- **Raw data**
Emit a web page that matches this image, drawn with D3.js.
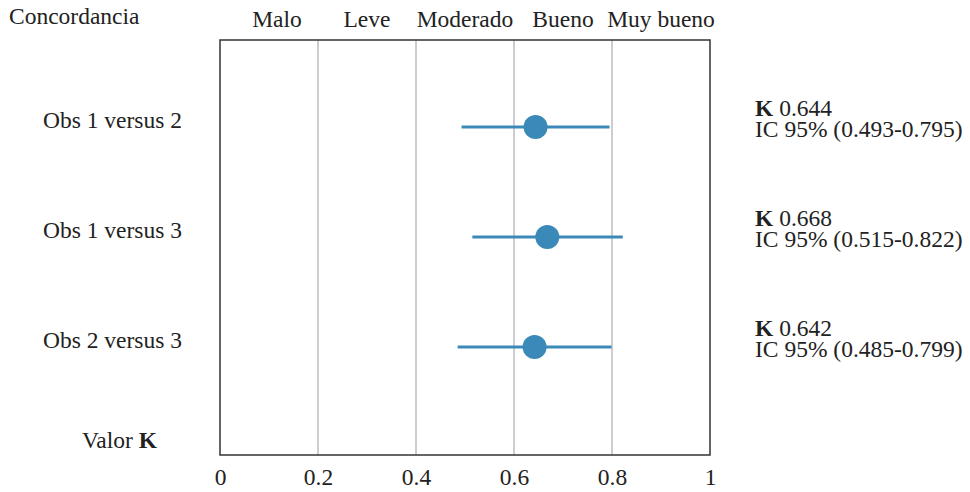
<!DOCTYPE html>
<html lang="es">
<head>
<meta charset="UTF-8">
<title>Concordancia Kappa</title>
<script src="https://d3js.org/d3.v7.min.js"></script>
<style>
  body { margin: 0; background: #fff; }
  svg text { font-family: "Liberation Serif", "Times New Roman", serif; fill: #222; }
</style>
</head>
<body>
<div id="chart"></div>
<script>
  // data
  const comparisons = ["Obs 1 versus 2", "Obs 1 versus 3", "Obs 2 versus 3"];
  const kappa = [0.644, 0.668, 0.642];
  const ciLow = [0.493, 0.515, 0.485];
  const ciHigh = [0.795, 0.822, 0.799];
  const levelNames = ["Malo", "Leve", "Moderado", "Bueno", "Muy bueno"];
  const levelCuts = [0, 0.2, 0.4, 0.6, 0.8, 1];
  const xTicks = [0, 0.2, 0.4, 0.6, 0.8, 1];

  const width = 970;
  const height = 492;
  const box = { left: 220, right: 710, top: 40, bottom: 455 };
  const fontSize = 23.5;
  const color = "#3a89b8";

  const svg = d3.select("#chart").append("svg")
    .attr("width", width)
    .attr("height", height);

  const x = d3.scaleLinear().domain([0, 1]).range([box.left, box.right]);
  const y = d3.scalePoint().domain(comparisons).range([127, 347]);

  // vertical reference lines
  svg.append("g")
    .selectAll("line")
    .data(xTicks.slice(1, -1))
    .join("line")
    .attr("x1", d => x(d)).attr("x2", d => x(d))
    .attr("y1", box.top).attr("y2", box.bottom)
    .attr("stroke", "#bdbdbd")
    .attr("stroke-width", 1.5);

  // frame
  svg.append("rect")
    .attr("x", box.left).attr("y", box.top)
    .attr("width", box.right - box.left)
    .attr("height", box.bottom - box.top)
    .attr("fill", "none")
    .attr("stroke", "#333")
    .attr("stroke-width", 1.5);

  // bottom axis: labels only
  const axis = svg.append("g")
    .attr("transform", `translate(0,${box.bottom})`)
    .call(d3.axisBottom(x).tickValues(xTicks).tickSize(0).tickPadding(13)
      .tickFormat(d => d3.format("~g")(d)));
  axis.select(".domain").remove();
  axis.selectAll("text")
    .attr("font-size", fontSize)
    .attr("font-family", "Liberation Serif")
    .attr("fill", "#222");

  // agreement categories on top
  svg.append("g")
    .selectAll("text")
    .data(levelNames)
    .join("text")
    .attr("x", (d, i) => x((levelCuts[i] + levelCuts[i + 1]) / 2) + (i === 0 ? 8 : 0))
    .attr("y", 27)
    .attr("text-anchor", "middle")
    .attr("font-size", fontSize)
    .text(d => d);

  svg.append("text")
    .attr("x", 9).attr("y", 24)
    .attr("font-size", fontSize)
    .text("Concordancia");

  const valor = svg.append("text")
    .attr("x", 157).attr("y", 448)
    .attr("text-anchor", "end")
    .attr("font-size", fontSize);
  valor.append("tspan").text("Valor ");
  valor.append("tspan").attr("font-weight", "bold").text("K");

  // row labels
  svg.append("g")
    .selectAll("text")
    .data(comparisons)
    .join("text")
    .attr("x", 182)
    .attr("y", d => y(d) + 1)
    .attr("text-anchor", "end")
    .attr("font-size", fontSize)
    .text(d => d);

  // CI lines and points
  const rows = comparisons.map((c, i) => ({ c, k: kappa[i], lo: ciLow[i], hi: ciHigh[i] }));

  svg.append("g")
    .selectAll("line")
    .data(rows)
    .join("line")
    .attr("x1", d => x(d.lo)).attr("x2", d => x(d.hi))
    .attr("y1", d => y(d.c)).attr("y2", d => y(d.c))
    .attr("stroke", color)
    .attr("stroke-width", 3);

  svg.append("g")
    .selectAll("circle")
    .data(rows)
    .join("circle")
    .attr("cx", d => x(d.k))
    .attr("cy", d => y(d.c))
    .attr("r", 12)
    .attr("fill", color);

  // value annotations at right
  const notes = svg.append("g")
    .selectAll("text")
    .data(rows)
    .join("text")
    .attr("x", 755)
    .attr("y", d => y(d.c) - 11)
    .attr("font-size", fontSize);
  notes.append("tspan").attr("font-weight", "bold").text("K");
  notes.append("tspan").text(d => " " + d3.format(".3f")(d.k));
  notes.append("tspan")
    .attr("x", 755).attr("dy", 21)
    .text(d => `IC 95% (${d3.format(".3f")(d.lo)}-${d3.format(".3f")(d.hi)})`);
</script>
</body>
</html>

- **What needs to be done**
Write out exactly the opening lines of the data, stopping after the line that holds "const y = d3.scalePoint().domain(comparisons).range([127, 347]);". Exclude pictures.

- **Worked solution**
Emit a web page that matches this image, drawn with D3.js.
<!DOCTYPE html>
<html lang="es">
<head>
<meta charset="UTF-8">
<title>Concordancia Kappa</title>
<script src="https://d3js.org/d3.v7.min.js"></script>
<style>
  body { margin: 0; background: #fff; }
  svg text { font-family: "Liberation Serif", "Times New Roman", serif; fill: #222; }
</style>
</head>
<body>
<div id="chart"></div>
<script>
  // data
  const comparisons = ["Obs 1 versus 2", "Obs 1 versus 3", "Obs 2 versus 3"];
  const kappa = [0.644, 0.668, 0.642];
  const ciLow = [0.493, 0.515, 0.485];
  const ciHigh = [0.795, 0.822, 0.799];
  const levelNames = ["Malo", "Leve", "Moderado", "Bueno", "Muy bueno"];
  const levelCuts = [0, 0.2, 0.4, 0.6, 0.8, 1];
  const xTicks = [0, 0.2, 0.4, 0.6, 0.8, 1];

  const width = 970;
  const height = 492;
  const box = { left: 220, right: 710, top: 40, bottom: 455 };
  const fontSize = 23.5;
  const color = "#3a89b8";

  const svg = d3.select("#chart").append("svg")
    .attr("width", width)
    .attr("height", height);

  const x = d3.scaleLinear().domain([0, 1]).range([box.left, box.right]);
  const y = d3.scalePoint().domain(comparisons).range([127, 347]);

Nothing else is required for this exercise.